Figure 11 – Besoin de financement de la nation et solde des échanges extérieurs, en point de produit intérieur brut (PIB)

Source : Insee, comptes nationaux, base 2014.

Figure 12 – Décomposition du solde des échanges extérieurs, en md€

Source : Insee, comptes nationaux, base 2014.

Le retour des « déficits jumeaux »

Quelles ont été les évolutions correspondantes pour les différents agents ? Elles sont contrastées. Du côté des ménages, le taux d’épargne s’est envolé en 2020 pendant le confinement sanitaire, la consommation ayant été restreinte tandis que les revenus étaient généralement maintenus. Le taux d’épargne est ensuite retombé mais sans rejoindre en 2022 le niveau d’avant-crise ; le constat est le même pour l’épargne financière, mais dans une moindre mesure car l’investissement en logement a été soutenu jusqu’en 2022. La situation financière des sociétés a évolué moins favorablement, compte tenu de la progression très modérée du revenu disponible et de l’expansion de l’investissement. Une part importante de la baisse de la capacité de financement des sociétés provient cependant des sociétés financières, pour lesquelles les données récentes, encore très incomplètes, doivent être prises avec beaucoup de prudence.
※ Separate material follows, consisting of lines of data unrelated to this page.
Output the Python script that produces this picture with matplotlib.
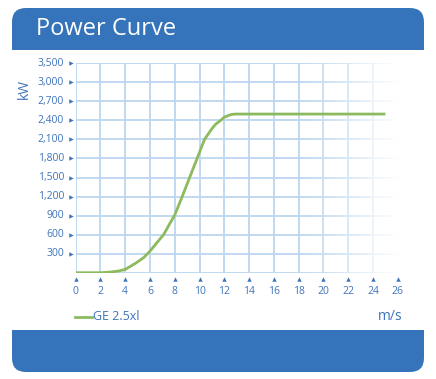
import numpy as np
import matplotlib.pyplot as plt
from matplotlib.patches import FancyBboxPatch, Rectangle
from matplotlib.transforms import blended_transform_factory

plt.rcParams['font.family'] = ['Open Sans', 'DejaVu Sans']

# data
wind_speed = [0, 2, 2.8, 3.5, 4, 4.9, 5.5, 6, 6.5, 7.1, 7.5, 8, 8.6, 9.2, 9.8,
              10.4, 11, 11.3, 11.7, 12, 12.3, 12.5, 12.7, 12.9, 25]
power_kw = [0, 0, 10, 28, 52, 157, 240, 340, 460, 600, 740, 910, 1200, 1500, 1800,
            2100, 2270, 2340, 2400, 2450, 2475, 2490, 2497, 2500, 2500]
x_ticks = list(range(0, 27, 2))
y_ticks = [300, 600, 900, 1200, 1500, 1800, 2100, 2400, 2700, 3000, 3300]
y_labels = ['300', '600', '900', '1,200', '1,500', '1,800', '2,100', '2,400',
            '2,700', '3,000', '3,500']
series_name = 'GE 2.5xl'

W, H = 436, 379
blue = '#3574bb'
txt = '#3e74ba'
grid_c = '#bcd7ef'
green = '#8cbb5e'

fig = plt.figure(figsize=(W / 100, H / 100), dpi=100)
fig.patch.set_facecolor('white')


def px(x, y):
    return x / W, 1 - y / H


# header bar (rounded top corners)
r = 14
hx0, hx1, hy0, hy1 = 12, 424, 8, 50
fig.patches.append(FancyBboxPatch((hx0 / W, 1 - hy1 / H), (hx1 - hx0) / W, (hy1 - hy0) / H,
                                  boxstyle=f'round,pad=0,rounding_size={r / W}',
                                  transform=fig.transFigure, fc=blue, ec='none',
                                  mutation_aspect=W / H))
fig.patches.append(Rectangle((hx0 / W, 1 - hy1 / H), (hx1 - hx0) / W, (hy1 - hy0) / 2 / H,
                             transform=fig.transFigure, fc=blue, ec='none'))
fig.text(*px(36, 29), 'Power Curve', color='white', fontsize=17, va='center', ha='left')

# footer bar (rounded bottom corners)
fy0, fy1 = 330, 372
fig.patches.append(FancyBboxPatch((hx0 / W, 1 - fy1 / H), (hx1 - hx0) / W, (fy1 - fy0) / H,
                                  boxstyle=f'round,pad=0,rounding_size={r / W}',
                                  transform=fig.transFigure, fc=blue, ec='none',
                                  mutation_aspect=W / H))
fig.patches.append(Rectangle((hx0 / W, 1 - (fy0 + (fy1 - fy0) / 2) / H), (hx1 - hx0) / W,
                             (fy1 - fy0) / 2 / H, transform=fig.transFigure, fc=blue, ec='none'))

# plot area
x0, x1, y0, y1 = 75.7, 397.7, 63.3, 272.7
ax = fig.add_axes([x0 / W, 1 - y1 / H, (x1 - x0) / W, (y1 - y0) / H])
for s in ax.spines.values():
    s.set_visible(False)
ax.set_xticks([])
ax.set_yticks([])

for xt in x_ticks:
    ax.axvline(xt, color=grid_c, lw=1.3, zorder=1)
for yt in [0] + y_ticks:
    ax.axhline(yt, color=grid_c, lw=1.3, zorder=1)

# fade the grid out to the right
grad = np.zeros((2, 200, 4))
grad[..., :3] = 1
grad[..., 3] = np.linspace(0, 1, 200) ** 1.2
ax.imshow(grad, extent=[18, 26, -50, 3350], aspect='auto', zorder=2, interpolation='bilinear')
ax.set_xlim(0, 26)
ax.set_ylim(0, 3300)

ax.plot(wind_speed, power_kw, color=green, lw=2, zorder=3, solid_capstyle='butt',
        solid_joinstyle='round')

# tick markers and labels
tx = blended_transform_factory(ax.transData, fig.transFigure)
ty = blended_transform_factory(fig.transFigure, ax.transData)
for xt in x_ticks:
    ax.plot([xt], [1 - 279 / H], marker='^', ms=3.2, color=txt, mec='none',
            transform=tx, clip_on=False)
    ax.text(xt, 1 - 291 / H, str(xt), transform=tx, ha='center', va='center',
            color=txt, fontsize=7.5)
for yt, lab in zip(y_ticks, y_labels):
    ax.plot([70.5 / W], [yt], marker='>', ms=3.2, color=txt, mec='none',
            transform=ty, clip_on=False)
    ax.text(64 / W, yt, lab, transform=ty, ha='right', va='center',
            color=txt, fontsize=7.5)

fig.text(*px(24, 89), 'kW', rotation=90, color=txt, fontsize=10, ha='center', va='center')

# legend and unit
fig.lines.append(plt.Line2D([75 / W, 92 / W], [1 - 317 / H] * 2, color=green, lw=2,
                            transform=fig.transFigure))
fig.text(*px(93, 317), series_name, color=txt, fontsize=9, ha='left', va='center')
fig.text(*px(402, 316), 'm/s', color=txt, fontsize=10, ha='right', va='center')

fig.savefig('out.png', dpi=100, facecolor='white')
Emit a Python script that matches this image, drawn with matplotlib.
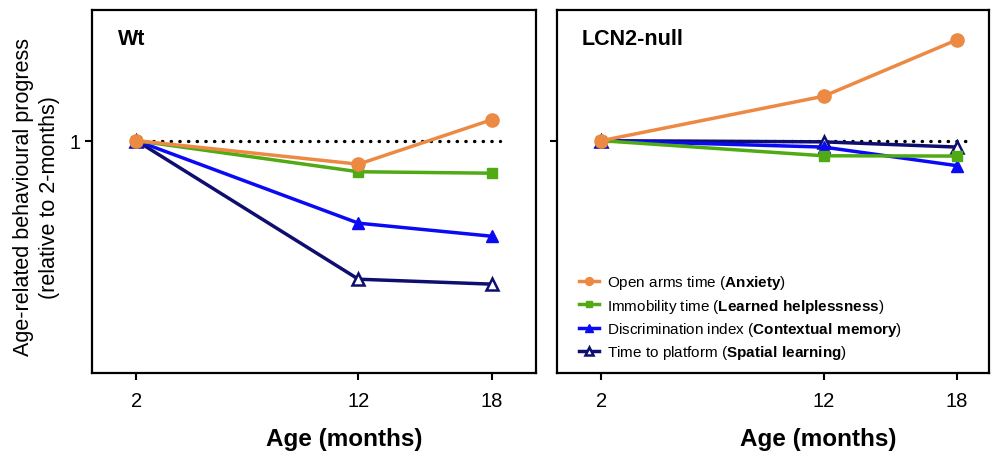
import matplotlib
matplotlib.use("Agg")
import matplotlib.pyplot as plt

plt.rcParams['font.family'] = ['Liberation Sans', 'DejaVu Sans']
plt.rcParams['mathtext.fontset'] = 'custom'
plt.rcParams['mathtext.rm'] = 'Liberation Sans'
plt.rcParams['mathtext.bf'] = 'Liberation Sans:bold'

# ages (months)
ages = [2, 12, 18]
age_ticks = ['2', '12', '18']

# behavioural progress relative to 2 months (Wt)
wt_anxiety = [1.0, 0.919, 1.072]
wt_helpless = [1.0, 0.893, 0.888]
wt_context = [1.0, 0.716, 0.671]
wt_spatial = [1.0, 0.523, 0.506]

# LCN2-null
ko_anxiety = [1.0, 1.153, 1.347]
ko_helpless = [1.0, 0.948, 0.947]
ko_context = [1.0, 0.978, 0.914]
ko_spatial = [1.0, 0.996, 0.978]

ref_level = 1.0

labels = [
    r'Open arms time ($\bf{Anxiety}$)',
    r'Immobility time ($\bf{Learned\ helplessness}$)',
    r'Discrimination index ($\bf{Contextual\ memory}$)',
    r'Time to platform ($\bf{Spatial\ learning}$)',
]

styles = [
    dict(color='#EC8943', marker='o', markersize=9.5, mfc='#EC8943', mec='#EC8943'),
    dict(color='#4FAA14', marker='s', markersize=7.5, mfc='#4FAA14', mec='#4FAA14'),
    dict(color='#0A0AF5', marker='^', markersize=9, mfc='#0A0AF5', mec='#0A0AF5'),
    dict(color='#0E0E70', marker='^', markersize=9, mfc='white', mec='#0E0E70', mew=1.8),
]


def draw_panel(ax, series, title, xmax, show_ylabel):
    # dotted reference line at the 2-month level
    ax.plot([ages[0], ages[-1] + 0.4], [ref_level, ref_level], color='black',
            linestyle=(0, (0.1, 2.5)), dash_capstyle='round', linewidth=2.4, zorder=1)
    for i, (vals, lab, st) in enumerate(zip(series, labels, styles)):
        ax.plot(ages, vals, linewidth=2.5, label=lab, zorder=6 - i, clip_on=False, **st)
    ax.set_xlim(0, xmax)
    ax.set_ylim(0.2, 1.45)
    ax.set_xticks(ages)
    ax.set_xticklabels(age_ticks)
    ax.set_yticks([ref_level])
    ax.set_yticklabels(['1'] if show_ylabel else [''])
    ax.tick_params(axis='both', direction='out', length=5, width=1.5, labelsize=14.5)
    ax.tick_params(axis='x', pad=8)
    ax.tick_params(axis='y', pad=3)
    for sp in ax.spines.values():
        sp.set_linewidth(1.6)
    ax.text(0.058, 0.905, title, transform=ax.transAxes, fontsize=15.5,
            fontweight='bold', va='baseline', ha='left')


fig = plt.figure(figsize=(9.91, 4.52), dpi=100)
ax1 = fig.add_axes([92 / 991, 1 - 374 / 452, 444 / 991, 363 / 452])
ax2 = fig.add_axes([557 / 991, 1 - 374 / 452, 432 / 991, 363 / 452])

draw_panel(ax1, [wt_anxiety, wt_helpless, wt_context, wt_spatial], 'Wt', 20, True)
draw_panel(ax2, [ko_anxiety, ko_helpless, ko_context, ko_spatial], 'LCN2-null', 19.45, False)

ax1.set_xlabel('Age (months)', fontsize=17.5, fontweight='bold')
ax1.xaxis.set_label_coords(0.568, -0.148)
ax2.set_xlabel('Age (months)', fontsize=17.5, fontweight='bold')
ax2.xaxis.set_label_coords(0.605, -0.148)

fig.text(36.5 / 991, 1 - 197.5 / 452,
         'Age-related behavioural progress\n(relative to 2-months)',
         rotation=90, ha='center', va='center', multialignment='center',
         fontsize=15.5, linespacing=1.3)

ax2.legend(loc='upper left', bbox_to_anchor=(0.05, 0.275), frameon=False,
           fontsize=11, handlelength=1.35, handletextpad=0.5, labelspacing=0.35,
           borderpad=0, borderaxespad=0, markerscale=0.6)

fig.savefig('out.png', dpi=100)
C’est du côté des administrations publiques que se situe l’essentiel de la baisse de la capacité de financement national depuis trois ans : 2 points de PIB sur 3, et en fait la totalité si on corrige du double compte du CICE en 2019. Cela s’explique notamment par une croissance de la dépense publique restée soutenue, tandis que le revenu réel national et celui des administrations publiques n’a pas progressé. La situation qui en résulte est au final celle des « déficits jumeaux », le déficit public et le déficit du commerce extérieur.